Since 2006, Army Reservists from 39 Canadian Brigade Group, which incorporates a strong complement from Vancouver Island, have fulfilled approximately 500 voluntary individual rotations to Task Force Afghanistan. Others have supported Domestic Operations, including Operation Podium – the military support to the RCMP for the security of the 2010 Vancouver Olympic and Paralympic Winter Games, which came under the command of Joint Task Force Games, based at CFB Esquimalt.

The skills gained during Exercise Cougar Salvo, International and Domestic Operations, and other Reserve commitments extend well beyond the military environment.
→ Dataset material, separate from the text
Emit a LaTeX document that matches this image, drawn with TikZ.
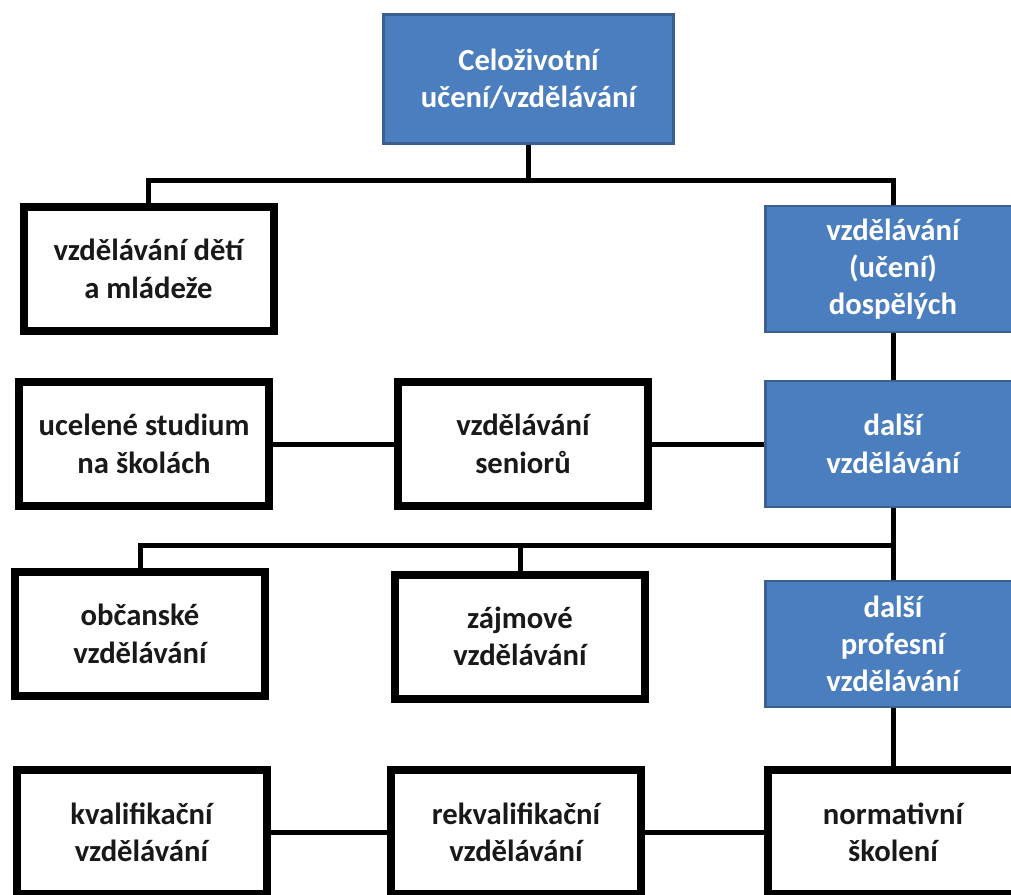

Approximately 30 civilian organizational leaders, primarily employers of Reservists, visited the exercise to witness the culminating tactical scenario and observe the troops in action, and to gain an appreciation of their leadership and other skills that can be invested in their civilian workplaces and communities.  

The next major Army Reserve exercise in western Canada, Exercise Western Defender, will take place in Wainwright in August 2013. Army Reservists from 39 Canadian Brigade Group will be able to further strengthen their skills developed during Exercise Cougar Salvo 12.

Captain Howard Hisdal is a Primary Reserve officer in The British Columbia Dragoons in Kelowna, and a history professor at Okanagan College in his civilian career.